— start —
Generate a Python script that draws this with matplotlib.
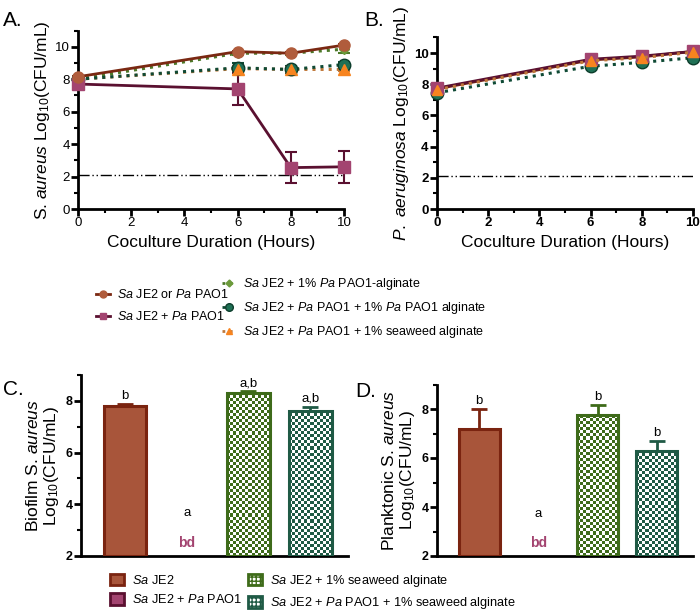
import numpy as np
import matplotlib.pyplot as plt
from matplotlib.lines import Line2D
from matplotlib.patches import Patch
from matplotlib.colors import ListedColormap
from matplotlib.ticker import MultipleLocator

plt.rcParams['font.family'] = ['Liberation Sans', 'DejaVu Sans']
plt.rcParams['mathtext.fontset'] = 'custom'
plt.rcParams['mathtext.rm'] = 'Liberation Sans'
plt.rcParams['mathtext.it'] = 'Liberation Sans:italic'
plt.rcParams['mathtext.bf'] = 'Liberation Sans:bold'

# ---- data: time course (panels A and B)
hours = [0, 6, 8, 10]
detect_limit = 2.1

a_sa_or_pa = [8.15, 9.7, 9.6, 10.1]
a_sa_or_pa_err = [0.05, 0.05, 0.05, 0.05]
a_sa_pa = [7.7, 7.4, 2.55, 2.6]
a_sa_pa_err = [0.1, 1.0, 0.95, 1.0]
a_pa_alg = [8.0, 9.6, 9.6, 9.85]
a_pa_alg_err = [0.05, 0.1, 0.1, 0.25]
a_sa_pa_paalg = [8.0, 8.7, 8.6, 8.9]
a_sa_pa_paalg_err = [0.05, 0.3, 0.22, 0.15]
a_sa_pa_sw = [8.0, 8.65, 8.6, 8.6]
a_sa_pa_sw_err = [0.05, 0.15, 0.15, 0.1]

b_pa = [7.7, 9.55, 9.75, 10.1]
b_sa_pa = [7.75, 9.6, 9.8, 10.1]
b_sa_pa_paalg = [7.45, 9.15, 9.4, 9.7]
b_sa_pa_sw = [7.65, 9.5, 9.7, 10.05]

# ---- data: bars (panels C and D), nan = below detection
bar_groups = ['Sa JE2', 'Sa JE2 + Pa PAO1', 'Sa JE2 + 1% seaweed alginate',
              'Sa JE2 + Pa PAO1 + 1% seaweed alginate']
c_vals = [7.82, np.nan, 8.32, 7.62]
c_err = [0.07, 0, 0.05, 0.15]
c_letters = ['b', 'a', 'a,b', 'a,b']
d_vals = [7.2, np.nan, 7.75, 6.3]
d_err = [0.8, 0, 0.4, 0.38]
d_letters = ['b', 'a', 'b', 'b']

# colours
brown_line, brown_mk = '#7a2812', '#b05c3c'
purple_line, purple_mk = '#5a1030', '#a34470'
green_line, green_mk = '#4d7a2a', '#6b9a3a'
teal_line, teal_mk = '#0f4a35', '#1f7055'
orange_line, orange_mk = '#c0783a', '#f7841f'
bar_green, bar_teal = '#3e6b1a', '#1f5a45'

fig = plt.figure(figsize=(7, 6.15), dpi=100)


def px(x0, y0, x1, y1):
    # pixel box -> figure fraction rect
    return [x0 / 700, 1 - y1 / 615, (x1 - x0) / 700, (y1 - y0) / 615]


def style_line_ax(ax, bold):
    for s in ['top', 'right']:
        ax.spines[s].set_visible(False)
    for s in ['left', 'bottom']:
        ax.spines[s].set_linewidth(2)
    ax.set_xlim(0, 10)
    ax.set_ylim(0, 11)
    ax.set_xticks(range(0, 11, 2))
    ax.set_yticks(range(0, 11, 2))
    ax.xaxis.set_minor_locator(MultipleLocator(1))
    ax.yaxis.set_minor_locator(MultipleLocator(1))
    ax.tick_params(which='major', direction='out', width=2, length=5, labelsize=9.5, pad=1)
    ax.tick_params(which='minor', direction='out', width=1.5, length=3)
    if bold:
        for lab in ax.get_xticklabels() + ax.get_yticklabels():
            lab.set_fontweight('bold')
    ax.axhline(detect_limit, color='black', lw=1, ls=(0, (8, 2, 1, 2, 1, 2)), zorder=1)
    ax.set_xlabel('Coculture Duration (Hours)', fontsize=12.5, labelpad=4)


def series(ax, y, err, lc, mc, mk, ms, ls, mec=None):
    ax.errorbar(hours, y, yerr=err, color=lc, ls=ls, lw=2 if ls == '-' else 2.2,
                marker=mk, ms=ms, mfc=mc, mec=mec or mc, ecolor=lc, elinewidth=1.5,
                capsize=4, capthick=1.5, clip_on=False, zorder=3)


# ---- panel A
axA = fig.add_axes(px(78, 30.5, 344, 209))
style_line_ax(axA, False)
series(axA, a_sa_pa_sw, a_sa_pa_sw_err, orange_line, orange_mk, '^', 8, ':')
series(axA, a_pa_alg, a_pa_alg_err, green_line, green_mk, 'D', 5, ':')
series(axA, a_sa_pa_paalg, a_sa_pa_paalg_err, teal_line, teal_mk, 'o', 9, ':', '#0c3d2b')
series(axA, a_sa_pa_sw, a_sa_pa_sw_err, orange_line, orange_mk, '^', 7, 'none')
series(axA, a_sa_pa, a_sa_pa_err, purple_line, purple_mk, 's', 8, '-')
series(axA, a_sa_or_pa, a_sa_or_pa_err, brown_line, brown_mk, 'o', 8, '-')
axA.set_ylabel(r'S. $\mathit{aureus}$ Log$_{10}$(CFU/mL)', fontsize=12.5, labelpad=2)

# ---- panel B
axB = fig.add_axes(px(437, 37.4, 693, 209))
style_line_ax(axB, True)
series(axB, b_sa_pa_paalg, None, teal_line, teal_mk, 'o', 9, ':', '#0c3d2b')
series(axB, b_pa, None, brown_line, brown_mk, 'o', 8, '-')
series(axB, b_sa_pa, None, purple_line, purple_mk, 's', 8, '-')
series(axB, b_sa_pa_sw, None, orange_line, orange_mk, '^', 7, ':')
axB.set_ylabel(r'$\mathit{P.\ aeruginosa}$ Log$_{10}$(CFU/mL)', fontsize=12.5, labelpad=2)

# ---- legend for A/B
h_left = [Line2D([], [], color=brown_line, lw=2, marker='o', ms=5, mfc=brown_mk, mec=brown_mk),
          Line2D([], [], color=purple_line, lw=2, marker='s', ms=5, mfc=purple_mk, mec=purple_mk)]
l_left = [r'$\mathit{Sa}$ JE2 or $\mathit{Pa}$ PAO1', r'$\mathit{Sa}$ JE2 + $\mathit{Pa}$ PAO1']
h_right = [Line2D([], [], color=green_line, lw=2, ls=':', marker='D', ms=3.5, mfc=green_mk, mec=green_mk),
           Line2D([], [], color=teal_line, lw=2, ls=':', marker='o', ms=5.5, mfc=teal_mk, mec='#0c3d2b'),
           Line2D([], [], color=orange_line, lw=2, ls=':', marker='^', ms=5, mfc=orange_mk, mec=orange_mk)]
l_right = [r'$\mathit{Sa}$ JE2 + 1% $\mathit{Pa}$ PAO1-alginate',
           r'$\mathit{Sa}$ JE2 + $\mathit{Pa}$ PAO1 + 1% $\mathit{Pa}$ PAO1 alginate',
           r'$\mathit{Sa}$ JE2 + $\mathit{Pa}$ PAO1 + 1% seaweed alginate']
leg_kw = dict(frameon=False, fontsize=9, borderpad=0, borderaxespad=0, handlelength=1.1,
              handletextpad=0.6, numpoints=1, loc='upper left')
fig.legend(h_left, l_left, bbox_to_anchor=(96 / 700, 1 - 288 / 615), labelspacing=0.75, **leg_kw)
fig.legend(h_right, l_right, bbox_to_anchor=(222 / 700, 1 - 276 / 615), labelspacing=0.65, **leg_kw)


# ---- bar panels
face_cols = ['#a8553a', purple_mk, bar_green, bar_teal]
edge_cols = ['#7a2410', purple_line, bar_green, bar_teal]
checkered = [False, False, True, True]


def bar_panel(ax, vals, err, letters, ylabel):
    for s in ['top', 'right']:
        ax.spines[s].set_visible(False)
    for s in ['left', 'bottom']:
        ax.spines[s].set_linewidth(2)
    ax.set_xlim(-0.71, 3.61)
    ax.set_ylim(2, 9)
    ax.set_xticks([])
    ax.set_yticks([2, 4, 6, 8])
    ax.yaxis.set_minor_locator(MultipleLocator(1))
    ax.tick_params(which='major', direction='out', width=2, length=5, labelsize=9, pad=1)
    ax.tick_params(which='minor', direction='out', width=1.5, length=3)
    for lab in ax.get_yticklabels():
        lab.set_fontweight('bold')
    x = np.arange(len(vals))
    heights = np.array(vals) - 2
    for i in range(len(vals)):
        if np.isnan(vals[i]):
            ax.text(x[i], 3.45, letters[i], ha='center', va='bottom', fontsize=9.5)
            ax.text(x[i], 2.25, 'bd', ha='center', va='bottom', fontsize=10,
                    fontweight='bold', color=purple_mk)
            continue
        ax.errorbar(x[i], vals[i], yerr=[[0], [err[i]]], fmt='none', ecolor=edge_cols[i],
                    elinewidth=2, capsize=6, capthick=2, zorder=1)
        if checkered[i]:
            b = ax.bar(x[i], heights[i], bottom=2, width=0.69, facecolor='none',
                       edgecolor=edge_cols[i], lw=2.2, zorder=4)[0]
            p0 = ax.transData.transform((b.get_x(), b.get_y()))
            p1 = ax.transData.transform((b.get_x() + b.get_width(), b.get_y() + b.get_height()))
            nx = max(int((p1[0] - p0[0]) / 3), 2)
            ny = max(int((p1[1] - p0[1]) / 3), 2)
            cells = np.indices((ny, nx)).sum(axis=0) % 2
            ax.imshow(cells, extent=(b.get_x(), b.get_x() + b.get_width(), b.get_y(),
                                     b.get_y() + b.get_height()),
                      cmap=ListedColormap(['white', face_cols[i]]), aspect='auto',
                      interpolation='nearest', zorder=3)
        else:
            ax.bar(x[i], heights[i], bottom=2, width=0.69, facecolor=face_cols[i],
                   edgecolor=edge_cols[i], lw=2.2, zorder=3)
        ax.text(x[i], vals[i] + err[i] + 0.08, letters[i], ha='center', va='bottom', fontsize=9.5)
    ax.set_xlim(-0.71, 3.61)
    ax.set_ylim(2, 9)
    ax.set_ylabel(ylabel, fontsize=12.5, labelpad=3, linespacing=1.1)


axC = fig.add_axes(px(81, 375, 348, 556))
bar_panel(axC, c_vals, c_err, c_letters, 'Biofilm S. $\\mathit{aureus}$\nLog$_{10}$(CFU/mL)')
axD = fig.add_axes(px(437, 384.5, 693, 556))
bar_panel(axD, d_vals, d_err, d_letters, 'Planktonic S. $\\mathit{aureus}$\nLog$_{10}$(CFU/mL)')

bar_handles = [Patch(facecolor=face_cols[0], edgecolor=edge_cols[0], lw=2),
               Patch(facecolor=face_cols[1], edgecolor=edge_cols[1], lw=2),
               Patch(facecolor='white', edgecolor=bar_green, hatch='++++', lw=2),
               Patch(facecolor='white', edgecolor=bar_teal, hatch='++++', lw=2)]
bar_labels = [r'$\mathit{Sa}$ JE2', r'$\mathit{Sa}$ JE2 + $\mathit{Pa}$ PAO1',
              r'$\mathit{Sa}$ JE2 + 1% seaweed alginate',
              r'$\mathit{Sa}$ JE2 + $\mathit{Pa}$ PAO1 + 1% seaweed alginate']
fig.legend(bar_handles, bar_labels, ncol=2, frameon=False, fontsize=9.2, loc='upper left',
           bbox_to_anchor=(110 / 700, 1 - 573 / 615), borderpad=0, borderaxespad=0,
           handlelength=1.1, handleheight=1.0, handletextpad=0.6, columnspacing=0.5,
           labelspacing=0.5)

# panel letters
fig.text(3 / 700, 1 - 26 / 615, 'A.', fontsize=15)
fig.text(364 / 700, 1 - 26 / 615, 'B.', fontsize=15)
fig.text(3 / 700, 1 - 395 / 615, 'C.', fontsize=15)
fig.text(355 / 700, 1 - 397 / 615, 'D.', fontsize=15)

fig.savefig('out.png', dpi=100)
— end —
■ PROMPT
From the top of the listing above, repeat each line exactly until you reach the line containing "detect_limit = 2.1", and repeat that one too. Leave the pictures out.

■ SOLUTION TO THIS PROBLEM
Generate a Python script that draws this with matplotlib.
import numpy as np
import matplotlib.pyplot as plt
from matplotlib.lines import Line2D
from matplotlib.patches import Patch
from matplotlib.colors import ListedColormap
from matplotlib.ticker import MultipleLocator

plt.rcParams['font.family'] = ['Liberation Sans', 'DejaVu Sans']
plt.rcParams['mathtext.fontset'] = 'custom'
plt.rcParams['mathtext.rm'] = 'Liberation Sans'
plt.rcParams['mathtext.it'] = 'Liberation Sans:italic'
plt.rcParams['mathtext.bf'] = 'Liberation Sans:bold'

# ---- data: time course (panels A and B)
hours = [0, 6, 8, 10]
detect_limit = 2.1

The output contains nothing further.